I have been thinking a lot lately- with Obama supporting gay marriage, the Times article about attachment parenting, my own criticisms of never being perfect. . . as much as I have some strong opinions about much of the above, and other "hot" topics, I think it is sad that we use these issues to beat up verbally (or in prose) on each other. The title of Times article "Are you Mom enough?" suggesting that somehow those who attachment parent are more moms than the rest of us is so interesting to me. I have a lot of arguments myself on the topic- but since I haven't read the article and really didn't get on tonight to discuss the utility of nursing and to what age, I thought of a different perspective. What do I hope my kids remember about me? Here is a start of a list:
-Not that I went to church on a regular basis, but that I loved God and prayed for our family daily.
-Not that I never fought with their dad or got irritated, but that I continued to pursue him, my love, everyday of our lives.
-Not that I was home or worked or how I spent all of my time, but how I spent it when I was with them.
-Not that there were some nights I came home from work after they went to bed, but that I was always willing to sleep in their bed with them on the "bad" nights.
-Not that I always had the answer, but that I would always listen.
-Not that I was "skinny," but that I was active, and never stopped moving.
-Not that the world centered around them, but that I taught them how to have balance in life.
-Not that dinner was always amazing, but it was always together as a family.
-Not that I made them eat their veggies or limited sugar, but that they knew how to eat healthfully, to fuel themselves for the day.
-Not that my house was amazing, clean, or always picked up, but it was always ours.
-Not that I was strict, but that I taught them how to be smart in this scary world.
-Not that they had to live up to my expectations, but that they were special because they were mine.
-Not that I didn't make mistakes, but how I fixed them when I did make them.
-Not that I could do everything, but that I always tried.
-Not that my love is perfect, but that God's is.
-Not that I could protect them from everything, but that I taught them to defend themselves.
-Not that they should be afraid of the enemy, but that they would be individuals, that when they rise from bed in the morning, Satan would say "Shoot, they're up!"
-Not that I always loved every moment of every day, but that I always loved being their mom.
We do so much as parents because we want so much more for our kids, and we do the best we can, everyday, according to what we believe is best for them.
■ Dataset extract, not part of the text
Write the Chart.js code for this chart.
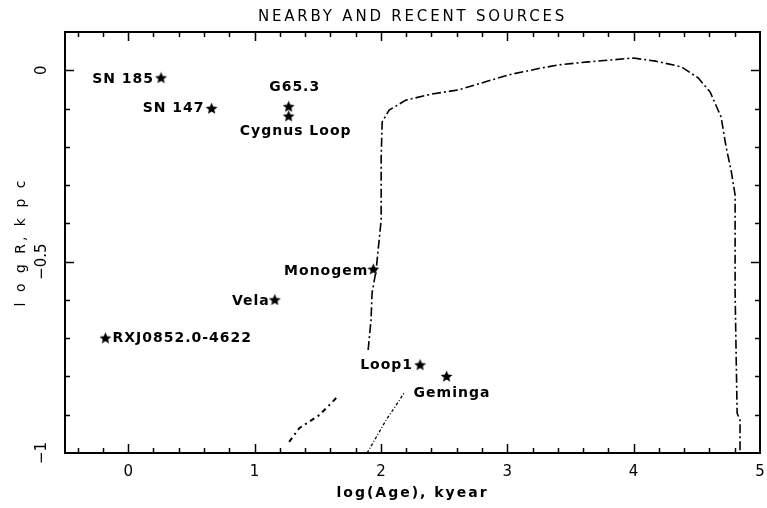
<!DOCTYPE html>
<html>
<head>
<meta charset="utf-8">
<script src="https://cdn.jsdelivr.net/npm/chart.js@4"></script>
<style>
html,body{margin:0;padding:0;background:#fff}
#wrap{width:767px;height:508px}
</style>
</head>
<body>
<div id="wrap"><canvas id="chart"></canvas></div>
<script>
// sources: log(age) in kyear, log R in kpc
const sourceNames = ["SN 185", "SN 147", "G65.3", "Cygnus Loop", "Monogem", "Vela", "RXJ0852.0-4622", "Loop1", "Geminga"];
const sourceAge = [0.26, 0.66, 1.27, 1.27, 1.94, 1.16, -0.18, 2.31, 2.52];
const sourceR = [-0.02, -0.10, -0.095, -0.12, -0.52, -0.60, -0.70, -0.77, -0.80];

// long dash-dot boundary
const edgeAge = [1.899, 1.922, 1.930, 1.962, 1.986, 2.002, 2.002, 2.010, 2.065, 2.199, 2.404, 2.617, 2.798, 3.011, 3.271, 3.406, 3.642, 3.824, 3.998, 4.172, 4.377, 4.511, 4.606, 4.692, 4.732, 4.771, 4.803, 4.803, 4.819, 4.842, 4.842];
const edgeR = [-0.731, -0.652, -0.582, -0.522, -0.444, -0.391, -0.229, -0.135, -0.104, -0.078, -0.062, -0.051, -0.033, -0.012, 0.006, 0.014, 0.022, 0.027, 0.032, 0.024, 0.009, -0.020, -0.057, -0.122, -0.201, -0.261, -0.326, -0.582, -0.896, -0.914, -1.0];

// two short tracks near the bottom
const trackAAge = [1.274, 1.354, 1.512, 1.591, 1.662];
const trackAR = [-0.971, -0.935, -0.901, -0.875, -0.851];
const trackBAge = [1.891, 2.041, 2.183];
const trackBR = [-1.0, -0.914, -0.844];

const xTicks = [0, 1, 2, 3, 4, 5];
const yTicks = [0, -0.5, -1];
const yTickLabels = ["0", "\u22120.5", "\u22121"];

function pairs(xs, ys){
    return xs.map(function(x, i){ return {x: x, y: ys[i]}; });
}

// filled five point star used as the marker
const star = document.createElement("canvas");
star.width = 13;
star.height = 13;
(function(){
    const c = star.getContext("2d");
    c.fillStyle = "#000";
    c.beginPath();
    for(let i = 0; i < 10; i++){
        const r = i % 2 === 0 ? 6.2 : 2.8;
        const a = -Math.PI / 2 + i * Math.PI / 5;
        const px = 6.5 + r * Math.cos(a);
        const py = 6.8 + r * Math.sin(a);
        if(i === 0){ c.moveTo(px, py); } else { c.lineTo(px, py); }
    }
    c.closePath();
    c.fill();
})();

const FONT = "bold 14px 'DejaVu Sans'";

// label placement next to each star: [align, dx, dy]
const place = [
    ["right", -7, 1],
    ["right", -7, 0],
    ["center", 6, -19],
    ["center", 7, 15],
    ["right", -5, 2],
    ["right", -5, 1],
    ["left", 7, 0],
    ["right", -7, 0],
    ["left", -33, 17]
];

const decor = {
    id: "decor",
    afterDatasetsDraw(chart){
        const ctx = chart.ctx;
        const meta = chart.getDatasetMeta(0);
        ctx.save();
        ctx.fillStyle = "#000";
        ctx.font = FONT;
        ctx.letterSpacing = "1px";
        ctx.textBaseline = "middle";
        meta.data.forEach(function(pt, i){
            const p = place[i];
            ctx.textAlign = p[0];
            ctx.fillText(sourceNames[i], pt.x + p[1], pt.y + p[2]);
        });
        ctx.restore();
    },
    afterDraw(chart){
        const ctx = chart.ctx;
        const a = chart.chartArea;
        const xs = chart.scales.x;
        const ys = chart.scales.y;
        ctx.save();
        ctx.strokeStyle = "#000";
        ctx.fillStyle = "#000";

        ctx.lineWidth = 2;
        ctx.strokeRect(a.left, a.top, a.right - a.left, a.bottom - a.top);

        ctx.lineWidth = 1.5;
        ctx.beginPath();
        for(let i = -2; i <= 25; i++){
            const v = i * 0.2;
            const px = Math.round(xs.getPixelForValue(v)) + 0.5;
            if(px <= a.left + 1 || px >= a.right - 1){ continue; }
            const len = i % 5 === 0 ? 9 : 5;
            ctx.moveTo(px, a.bottom);
            ctx.lineTo(px, a.bottom - len);
            ctx.moveTo(px, a.top);
            ctx.lineTo(px, a.top + len);
        }
        for(let i = -10; i <= 1; i++){
            const v = i * 0.1;
            const py = Math.round(ys.getPixelForValue(v)) + 0.5;
            if(py <= a.top + 1 || py >= a.bottom - 1){ continue; }
            const len = i % 5 === 0 ? 9 : 5;
            ctx.moveTo(a.left, py);
            ctx.lineTo(a.left + len, py);
            ctx.moveTo(a.right, py);
            ctx.lineTo(a.right - len, py);
        }
        ctx.stroke();

        ctx.font = "15px 'DejaVu Sans'";
        ctx.textAlign = "center";
        ctx.textBaseline = "middle";
        xTicks.forEach(function(v){
            ctx.fillText(String(v), xs.getPixelForValue(v), a.bottom + 19);
        });
        yTicks.forEach(function(v, i){
            ctx.save();
            ctx.translate(a.left - 23, ys.getPixelForValue(v));
            ctx.rotate(-Math.PI / 2);
            ctx.fillText(yTickLabels[i], 0, 0);
            ctx.restore();
        });

        ctx.font = FONT;
        ctx.letterSpacing = "2px";
        ctx.fillText("log(Age), kyear", (a.left + a.right) / 2, a.bottom + 40);
        ctx.save();
        ctx.translate(21, 242);
        ctx.rotate(-Math.PI / 2);
        ctx.font = "14px 'DejaVu Sans'";
        ctx.letterSpacing = "3px";
        ctx.fillText("l o g R, k p c", 0, 0);
        ctx.restore();

        ctx.font = "15px 'DejaVu Sans'";
        ctx.letterSpacing = "2.8px";
        ctx.fillText("NEARBY AND RECENT SOURCES", (a.left + a.right) / 2, 17);
        ctx.restore();
    }
};

document.addEventListener("DOMContentLoaded", function(){
    const ctx = document.getElementById("chart").getContext("2d");
    new Chart(ctx, {
        type: "scatter",
        data: {
            datasets: [
                {
                    label: "Sources",
                    data: pairs(sourceAge, sourceR),
                    pointStyle: star,
                    pointRadius: 6
                },
                {
                    label: "Boundary",
                    data: pairs(edgeAge, edgeR),
                    showLine: true,
                    pointRadius: 0,
                    borderColor: "#000",
                    borderWidth: 1.6,
                    borderDash: [9, 3, 2, 3]
                },
                {
                    label: "Track A",
                    data: pairs(trackAAge, trackAR),
                    showLine: true,
                    pointRadius: 0,
                    borderColor: "#000",
                    borderWidth: 2,
                    borderDash: [5, 4, 2, 4]
                },
                {
                    label: "Track B",
                    data: pairs(trackBAge, trackBR),
                    showLine: true,
                    pointRadius: 0,
                    borderColor: "#000",
                    borderWidth: 1.3,
                    borderDash: [3, 2, 1, 2]
                }
            ]
        },
        options: {
            responsive: true,
            maintainAspectRatio: false,
            animation: false,
            layout: {
                padding: {left: 65, top: 32, right: 5, bottom: 55}
            },
            plugins: {
                legend: {display: false},
                tooltip: {enabled: false}
            },
            scales: {
                x: {type: "linear", display: false, min: -0.5, max: 5},
                y: {type: "linear", display: false, min: -1, max: 0.1}
            }
        },
        plugins: [decor]
    });
});
</script>
</body>
</html>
I want my kids to grow up to see the deeper meaning in all of it, and if I remember to live that way on a daily basis-it doesn't really matter who's parenting technique is right or if we never make mistakes. As I said, this is a start to the list, not the whole thing.
BJ and Anika, I am amazingly blessed to be your mom, yesterday, today, and tomorrow. There are days where I am scared about the future, scared that I won't do the right thing, or will be unable to protect you- but I will always love you- no matter what. I plan to spend everyday God gives us together trying to teach you of His love and mine, so that you will never doubt how much we love you and how special you are to us. God has entrusted you both to me, and I pray He is honored with how I take care of His little blessings.
Love Mommy
1 comment:
Here, here!
And I am sure you try to encourage your parents in your clinic of the same-- sometimes I feel like we in the medical profession write too many rules that matter so little-- don't switch formulas, try baby veggies before baby fruits, etc, etc.
Allowing for the differences and just every day trying your best in a way that makes sense does a lot. I also resent the term "attachment" parenting. My son barely breastfed till 4 mo, rarely ever sleeps in our bed, and spends most of his day at pre-school, but every night he is happy to come home and he loves "family days" (i.e. the weekends) and is both securely independent and affectionately attached. I think we outside of the movement should probably refer to it as "dependent parenting."